INFORMATION PROVIDED =>
|---|

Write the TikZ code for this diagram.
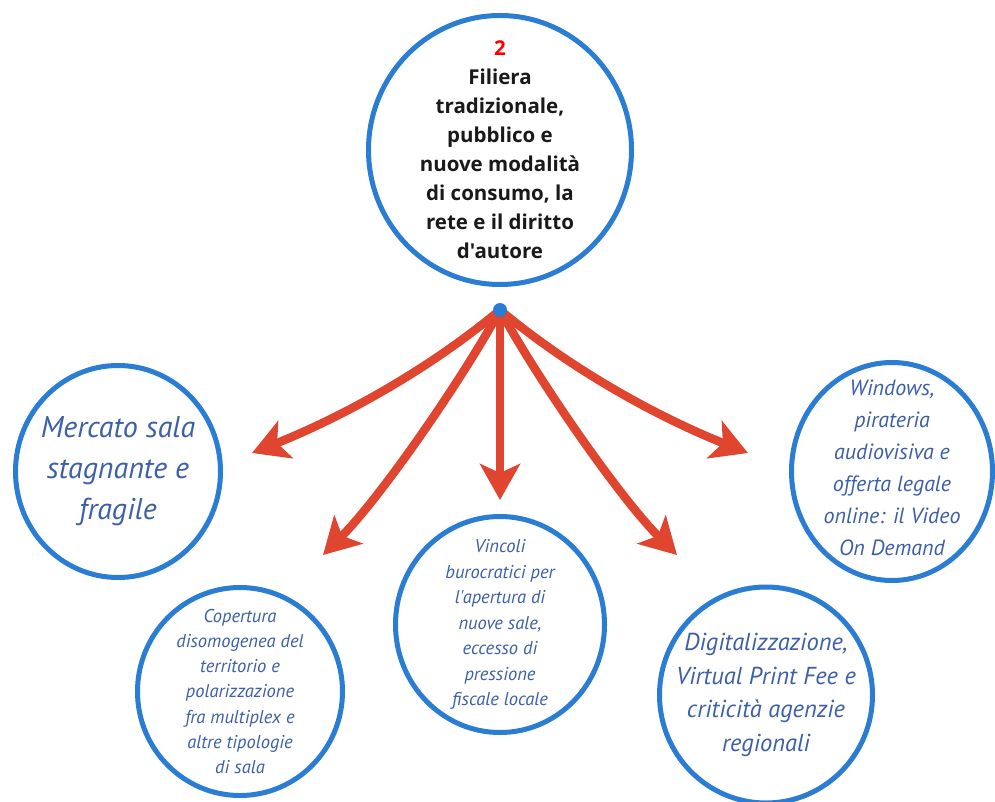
\documentclass[tikz,border=0pt]{standalone}
\usepackage{fontspec}
\usetikzlibrary{arrows.meta,shapes.geometric}
\newfontfamily\titlefont{Open Sans}
\newfontfamily\bodyfont{PT Sans}
\definecolor{ringblue}{RGB}{42,125,210}
\definecolor{txtblue}{RGB}{60,95,168}
\definecolor{arrred}{RGB}{224,69,48}
\definecolor{titleblack}{RGB}{25,25,25}
\tikzset{
  ring/.style={draw=ringblue, line width=5pt, ellipse, inner sep=0pt, fill=none},
  itxt/.style={align=center, text=txtblue, inner sep=0pt},
  arr/.style={draw=arrred, line width=8.5pt, -{Stealth[length=36pt, width=40pt, inset=9pt]}},
  hubdot/.style={circle, fill=ringblue, minimum size=14pt, inner sep=0pt}
}
\begin{document}
\begin{tikzpicture}[x=1pt, y=-1pt]
\useasboundingbox[fill=white] (0,0) rectangle (995,802);

% rings
\node[ring, minimum width=263pt, minimum height=269pt] (main) at (500,150) {};
\node[ring, minimum width=205pt, minimum height=212pt] (mercato) at (118,471.5) {};
\node[ring, minimum width=201pt, minimum height=218pt] (windows) at (892,471.5) {};
\node[ring, minimum width=205pt, minimum height=208pt] (copertura) at (240,691.5) {};
\node[ring, minimum width=209pt, minimum height=216pt] (vincoli) at (500,624.5) {};
\node[ring, minimum width=213pt, minimum height=216pt] (digital) at (766,695) {};

% texts
\node[align=center, inner sep=0pt, text=titleblack, font=\titlefont\bfseries\fontsize{20.5}{29}\selectfont] (maintxt) at (main.center)
  {\textcolor{red}{2}\\Filiera\\tradizionale,\\pubblico e\\nuove modalità\\di consumo, la\\rete e il diritto\\d'autore};
\node[itxt, font=\bodyfont\itshape\fontsize{30}{41}\selectfont] (mercatotxt) at (mercato.center)
  {Mercato sala\\stagnante e\\fragile};
\node[itxt, font=\bodyfont\itshape\fontsize{22}{32}\selectfont] (windowstxt) at ([yshift=4pt]windows.center)
  {Windows,\\pirateria\\audiovisiva e\\offerta legale\\online: il Video\\On Demand};
\node[itxt, font=\bodyfont\itshape\fontsize{18.5}{25.2}\selectfont] (coperturatxt) at (copertura.center)
  {Copertura\\disomogenea del\\territorio e\\polarizzazione\\fra multiplex e\\altre tipologie\\di sala};
\node[itxt, font=\bodyfont\itshape\fontsize{18.5}{25.5}\selectfont] (vincolitxt) at (vincoli.center)
  {Vincoli\\burocratici per\\l'apertura di\\nuove sale,\\eccesso di\\pressione\\fiscale locale};
\node[itxt, font=\bodyfont\itshape\fontsize{24.5}{33.5}\selectfont] (digitaltxt) at (digital.center)
  {Digitalizzazione,\\Virtual Print Fee e\\criticità agenzie\\regionali};

% arrows
\coordinate (hub) at (500,310);
\coordinate (tipA) at (252,453);
\coordinate (tipB) at (323,555);
\coordinate (tipC) at (500,500);
\coordinate (tipD) at (677,555);
\coordinate (tipE) at (748,453);
\draw[arr] (hub) .. controls (427,371) and (340,418) .. (tipA);
\draw[arr] (hub) .. controls (462,380) and (380,498) .. (tipB);
\draw[arr] (hub) -- (tipC);
\draw[arr] (hub) .. controls (538,380) and (620,498) .. (tipD);
\draw[arr] (hub) .. controls (573,371) and (660,418) .. (tipE);
\node[hubdot] (dot) at (hub) {};
\end{tikzpicture}
\end{document}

|---|

WHAT TO DO => Reproduce the whole listing word for word, setting aside any pictures.

CORRECT OUTPUT =>
Write the TikZ code for this diagram.
\documentclass[tikz,border=0pt]{standalone}
\usepackage{fontspec}
\usetikzlibrary{arrows.meta,shapes.geometric}
\newfontfamily\titlefont{Open Sans}
\newfontfamily\bodyfont{PT Sans}
\definecolor{ringblue}{RGB}{42,125,210}
\definecolor{txtblue}{RGB}{60,95,168}
\definecolor{arrred}{RGB}{224,69,48}
\definecolor{titleblack}{RGB}{25,25,25}
\tikzset{
  ring/.style={draw=ringblue, line width=5pt, ellipse, inner sep=0pt, fill=none},
  itxt/.style={align=center, text=txtblue, inner sep=0pt},
  arr/.style={draw=arrred, line width=8.5pt, -{Stealth[length=36pt, width=40pt, inset=9pt]}},
  hubdot/.style={circle, fill=ringblue, minimum size=14pt, inner sep=0pt}
}
\begin{document}
\begin{tikzpicture}[x=1pt, y=-1pt]
\useasboundingbox[fill=white] (0,0) rectangle (995,802);

% rings
\node[ring, minimum width=263pt, minimum height=269pt] (main) at (500,150) {};
\node[ring, minimum width=205pt, minimum height=212pt] (mercato) at (118,471.5) {};
\node[ring, minimum width=201pt, minimum height=218pt] (windows) at (892,471.5) {};
\node[ring, minimum width=205pt, minimum height=208pt] (copertura) at (240,691.5) {};
\node[ring, minimum width=209pt, minimum height=216pt] (vincoli) at (500,624.5) {};
\node[ring, minimum width=213pt, minimum height=216pt] (digital) at (766,695) {};

% texts
\node[align=center, inner sep=0pt, text=titleblack, font=\titlefont\bfseries\fontsize{20.5}{29}\selectfont] (maintxt) at (main.center)
  {\textcolor{red}{2}\\Filiera\\tradizionale,\\pubblico e\\nuove modalità\\di consumo, la\\rete e il diritto\\d'autore};
\node[itxt, font=\bodyfont\itshape\fontsize{30}{41}\selectfont] (mercatotxt) at (mercato.center)
  {Mercato sala\\stagnante e\\fragile};
\node[itxt, font=\bodyfont\itshape\fontsize{22}{32}\selectfont] (windowstxt) at ([yshift=4pt]windows.center)
  {Windows,\\pirateria\\audiovisiva e\\offerta legale\\online: il Video\\On Demand};
\node[itxt, font=\bodyfont\itshape\fontsize{18.5}{25.2}\selectfont] (coperturatxt) at (copertura.center)
  {Copertura\\disomogenea del\\territorio e\\polarizzazione\\fra multiplex e\\altre tipologie\\di sala};
\node[itxt, font=\bodyfont\itshape\fontsize{18.5}{25.5}\selectfont] (vincolitxt) at (vincoli.center)
  {Vincoli\\burocratici per\\l'apertura di\\nuove sale,\\eccesso di\\pressione\\fiscale locale};
\node[itxt, font=\bodyfont\itshape\fontsize{24.5}{33.5}\selectfont] (digitaltxt) at (digital.center)
  {Digitalizzazione,\\Virtual Print Fee e\\criticità agenzie\\regionali};

% arrows
\coordinate (hub) at (500,310);
\coordinate (tipA) at (252,453);
\coordinate (tipB) at (323,555);
\coordinate (tipC) at (500,500);
\coordinate (tipD) at (677,555);
\coordinate (tipE) at (748,453);
\draw[arr] (hub) .. controls (427,371) and (340,418) .. (tipA);
\draw[arr] (hub) .. controls (462,380) and (380,498) .. (tipB);
\draw[arr] (hub) -- (tipC);
\draw[arr] (hub) .. controls (538,380) and (620,498) .. (tipD);
\draw[arr] (hub) .. controls (573,371) and (660,418) .. (tipE);
\node[hubdot] (dot) at (hub) {};
\end{tikzpicture}
\end{document}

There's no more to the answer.